Il m’a été donné le privilège de voir de ces Églises-paroisses. Loin, au fond de la brousse africaine; dans des chapelles en forme de hutte, au toit de chaume, où l’eau de la pluie vient se mêler à l’eau du baptême dans un baquet servant de baptistère, là j’ai vu l’Église-paroisse… Et j’en reste profondément ému. L’image de ces jeunes mamans, un enfant dans un bras, une Bible ouverte dans l’autre, dont les yeux brillent de l’étincelle d’une espérance contre toute espérance, ne me quitte pas. Elles, leurs époux, des jeunes et des adolescents, quelques vieillards, peu car on ne vit pas vieux dans ces pays-là, beaucoup d’enfants, parfois au ventre ballonné, mais au visage curieux et rieur, écoutent parler du Royaume de Dieu et d’un salut qui n’est pas un sauvetage…

Cette brousse de misère, cette sorte de désert ruisselant est le lieu où ce peuple de pèlerins entend à son tour l’appel de Dieu et où il écoute la voix du bon Berger.

Ce peuple-là, voyez-vous, n’a d’autre bagage qu’une vieille Bible usée, d’autres eaux pour se laver que celle du baptême de la purification, de nourriture que le pain et le vin du sacrement. Il continue à avancer, même si la marche est lourde et l’épreuve pesante. Sa liturgie est dominée par la prière et par les chants de louange, des Alléluias comme seul le peuple africain sait en entonner… C’est la « pauvrette Église », ainsi que le dirait Jean Calvin, s’il venait aujourd’hui visiter Bangui ou Lubumbashi, Lomé ou les environs d’Abidjan… Elle est l’Église de la croix, non du triomphe; militante, mais pas arrogante. Elle a accueilli la promesse de notre Seigneur : « Je suis avec vous tous les jours, jusqu’à la fin du monde » (Mt 28.20); lui qui fut le Pèlerin de la foi par excellence, qui n’eut point de lieu où reposer sa tête et dont même le tombeau fut emprunté.

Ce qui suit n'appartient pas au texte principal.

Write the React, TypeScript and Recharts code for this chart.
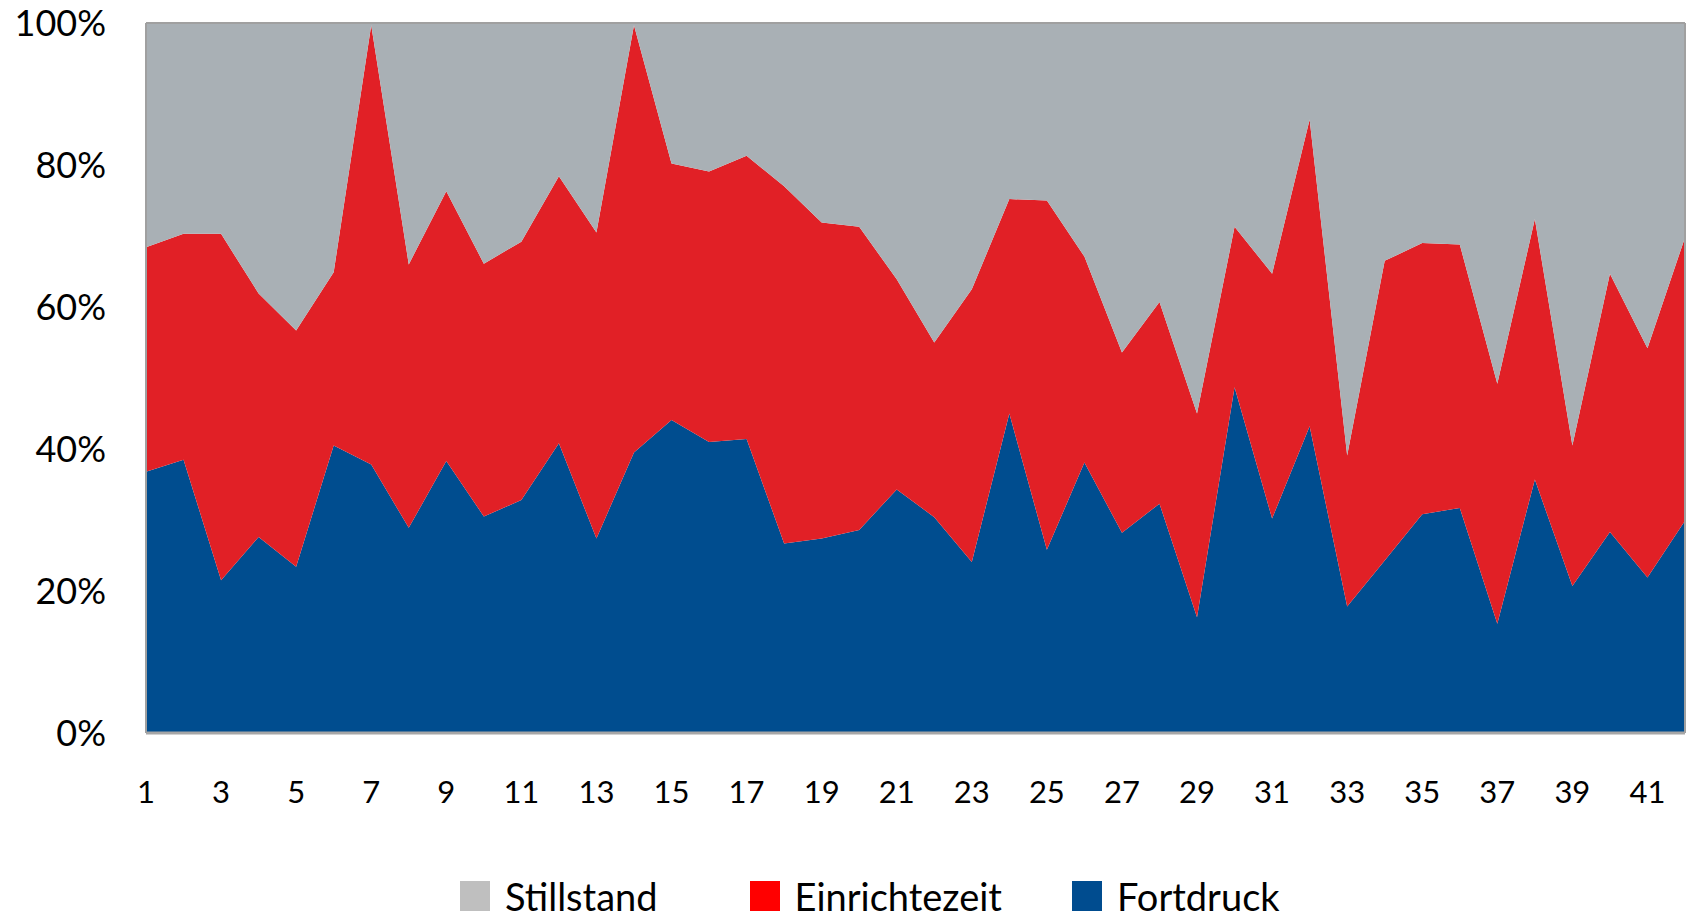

Frères et sœurs chrétiens :

« Nous donc aussi, puisque nous sommes environnés d’une si grande nuée de témoins, rejetons tout fardeau et le péché qui nous enveloppe si facilement, et courons avec persévérance l’épreuve qui nous est proposée, les yeux fixés sur Jésus, qui est l’auteur de la foi et qui la mène à la perfection. Au lieu de la joie qui lui était proposée, il a supporté la croix, méprisé la honte, et s’est assis à la droite du trône de Dieu » (Hé 12.1-2).